#### What you are asked to do
Repeat the material in full. Keep every line exactly as it is.
****
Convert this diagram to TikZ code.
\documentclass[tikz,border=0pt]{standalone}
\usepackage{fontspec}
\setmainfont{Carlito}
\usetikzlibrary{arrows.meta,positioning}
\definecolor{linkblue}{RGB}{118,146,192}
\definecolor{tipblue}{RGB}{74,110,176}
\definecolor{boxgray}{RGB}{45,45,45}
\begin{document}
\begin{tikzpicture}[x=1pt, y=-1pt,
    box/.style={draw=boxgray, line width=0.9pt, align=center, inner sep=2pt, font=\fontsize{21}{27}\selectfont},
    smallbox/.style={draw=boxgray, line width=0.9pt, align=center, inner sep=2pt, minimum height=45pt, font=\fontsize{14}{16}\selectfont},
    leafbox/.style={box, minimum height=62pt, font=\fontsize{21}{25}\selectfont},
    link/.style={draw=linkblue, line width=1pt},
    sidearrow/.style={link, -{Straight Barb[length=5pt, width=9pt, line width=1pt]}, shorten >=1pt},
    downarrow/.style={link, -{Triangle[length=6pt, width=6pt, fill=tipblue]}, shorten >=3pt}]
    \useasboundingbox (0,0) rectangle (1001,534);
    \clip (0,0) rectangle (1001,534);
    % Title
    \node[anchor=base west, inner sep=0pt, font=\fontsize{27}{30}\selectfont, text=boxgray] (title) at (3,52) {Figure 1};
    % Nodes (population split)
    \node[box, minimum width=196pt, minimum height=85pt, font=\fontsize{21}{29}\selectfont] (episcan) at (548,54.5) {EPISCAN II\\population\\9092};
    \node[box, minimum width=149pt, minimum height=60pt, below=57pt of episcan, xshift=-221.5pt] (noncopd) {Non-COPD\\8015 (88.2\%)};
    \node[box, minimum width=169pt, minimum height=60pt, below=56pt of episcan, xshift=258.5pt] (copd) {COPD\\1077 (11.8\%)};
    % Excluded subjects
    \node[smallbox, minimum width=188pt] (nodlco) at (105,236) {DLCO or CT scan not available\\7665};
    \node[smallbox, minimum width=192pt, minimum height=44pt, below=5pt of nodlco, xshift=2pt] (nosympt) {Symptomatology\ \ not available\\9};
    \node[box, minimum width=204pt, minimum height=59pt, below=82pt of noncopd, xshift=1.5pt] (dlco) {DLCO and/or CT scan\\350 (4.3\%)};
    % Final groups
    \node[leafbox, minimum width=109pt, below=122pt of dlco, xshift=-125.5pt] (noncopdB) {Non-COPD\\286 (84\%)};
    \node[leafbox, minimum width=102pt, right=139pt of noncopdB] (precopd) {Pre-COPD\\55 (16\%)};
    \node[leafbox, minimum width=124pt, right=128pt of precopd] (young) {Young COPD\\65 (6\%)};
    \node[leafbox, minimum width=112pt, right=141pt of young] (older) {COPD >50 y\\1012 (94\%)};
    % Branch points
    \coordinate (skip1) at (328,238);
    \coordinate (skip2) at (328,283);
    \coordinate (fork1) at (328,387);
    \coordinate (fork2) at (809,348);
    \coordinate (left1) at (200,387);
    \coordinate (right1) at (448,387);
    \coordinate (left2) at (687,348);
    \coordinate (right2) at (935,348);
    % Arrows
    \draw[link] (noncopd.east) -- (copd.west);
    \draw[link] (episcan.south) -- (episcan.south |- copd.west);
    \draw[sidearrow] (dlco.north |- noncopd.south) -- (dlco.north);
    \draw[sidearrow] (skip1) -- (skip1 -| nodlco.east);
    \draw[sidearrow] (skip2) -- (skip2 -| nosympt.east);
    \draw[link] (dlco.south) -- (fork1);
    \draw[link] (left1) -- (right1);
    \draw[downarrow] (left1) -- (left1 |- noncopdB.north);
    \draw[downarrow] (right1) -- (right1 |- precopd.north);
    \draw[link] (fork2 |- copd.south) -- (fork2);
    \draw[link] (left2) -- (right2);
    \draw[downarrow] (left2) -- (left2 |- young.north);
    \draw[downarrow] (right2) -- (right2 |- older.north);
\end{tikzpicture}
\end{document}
****
#### Response to this exercise
Convert this diagram to TikZ code.
\documentclass[tikz,border=0pt]{standalone}
\usepackage{fontspec}
\setmainfont{Carlito}
\usetikzlibrary{arrows.meta,positioning}
\definecolor{linkblue}{RGB}{118,146,192}
\definecolor{tipblue}{RGB}{74,110,176}
\definecolor{boxgray}{RGB}{45,45,45}
\begin{document}
\begin{tikzpicture}[x=1pt, y=-1pt,
    box/.style={draw=boxgray, line width=0.9pt, align=center, inner sep=2pt, font=\fontsize{21}{27}\selectfont},
    smallbox/.style={draw=boxgray, line width=0.9pt, align=center, inner sep=2pt, minimum height=45pt, font=\fontsize{14}{16}\selectfont},
    leafbox/.style={box, minimum height=62pt, font=\fontsize{21}{25}\selectfont},
    link/.style={draw=linkblue, line width=1pt},
    sidearrow/.style={link, -{Straight Barb[length=5pt, width=9pt, line width=1pt]}, shorten >=1pt},
    downarrow/.style={link, -{Triangle[length=6pt, width=6pt, fill=tipblue]}, shorten >=3pt}]
    \useasboundingbox (0,0) rectangle (1001,534);
    \clip (0,0) rectangle (1001,534);
    % Title
    \node[anchor=base west, inner sep=0pt, font=\fontsize{27}{30}\selectfont, text=boxgray] (title) at (3,52) {Figure 1};
    % Nodes (population split)
    \node[box, minimum width=196pt, minimum height=85pt, font=\fontsize{21}{29}\selectfont] (episcan) at (548,54.5) {EPISCAN II\\population\\9092};
    \node[box, minimum width=149pt, minimum height=60pt, below=57pt of episcan, xshift=-221.5pt] (noncopd) {Non-COPD\\8015 (88.2\%)};
    \node[box, minimum width=169pt, minimum height=60pt, below=56pt of episcan, xshift=258.5pt] (copd) {COPD\\1077 (11.8\%)};
    % Excluded subjects
    \node[smallbox, minimum width=188pt] (nodlco) at (105,236) {DLCO or CT scan not available\\7665};
    \node[smallbox, minimum width=192pt, minimum height=44pt, below=5pt of nodlco, xshift=2pt] (nosympt) {Symptomatology\ \ not available\\9};
    \node[box, minimum width=204pt, minimum height=59pt, below=82pt of noncopd, xshift=1.5pt] (dlco) {DLCO and/or CT scan\\350 (4.3\%)};
    % Final groups
    \node[leafbox, minimum width=109pt, below=122pt of dlco, xshift=-125.5pt] (noncopdB) {Non-COPD\\286 (84\%)};
    \node[leafbox, minimum width=102pt, right=139pt of noncopdB] (precopd) {Pre-COPD\\55 (16\%)};
    \node[leafbox, minimum width=124pt, right=128pt of precopd] (young) {Young COPD\\65 (6\%)};
    \node[leafbox, minimum width=112pt, right=141pt of young] (older) {COPD >50 y\\1012 (94\%)};
    % Branch points
    \coordinate (skip1) at (328,238);
    \coordinate (skip2) at (328,283);
    \coordinate (fork1) at (328,387);
    \coordinate (fork2) at (809,348);
    \coordinate (left1) at (200,387);
    \coordinate (right1) at (448,387);
    \coordinate (left2) at (687,348);
    \coordinate (right2) at (935,348);
    % Arrows
    \draw[link] (noncopd.east) -- (copd.west);
    \draw[link] (episcan.south) -- (episcan.south |- copd.west);
    \draw[sidearrow] (dlco.north |- noncopd.south) -- (dlco.north);
    \draw[sidearrow] (skip1) -- (skip1 -| nodlco.east);
    \draw[sidearrow] (skip2) -- (skip2 -| nosympt.east);
    \draw[link] (dlco.south) -- (fork1);
    \draw[link] (left1) -- (right1);
    \draw[downarrow] (left1) -- (left1 |- noncopdB.north);
    \draw[downarrow] (right1) -- (right1 |- precopd.north);
    \draw[link] (fork2 |- copd.south) -- (fork2);
    \draw[link] (left2) -- (right2);
    \draw[downarrow] (left2) -- (left2 |- young.north);
    \draw[downarrow] (right2) -- (right2 |- older.north);
\end{tikzpicture}
\end{document}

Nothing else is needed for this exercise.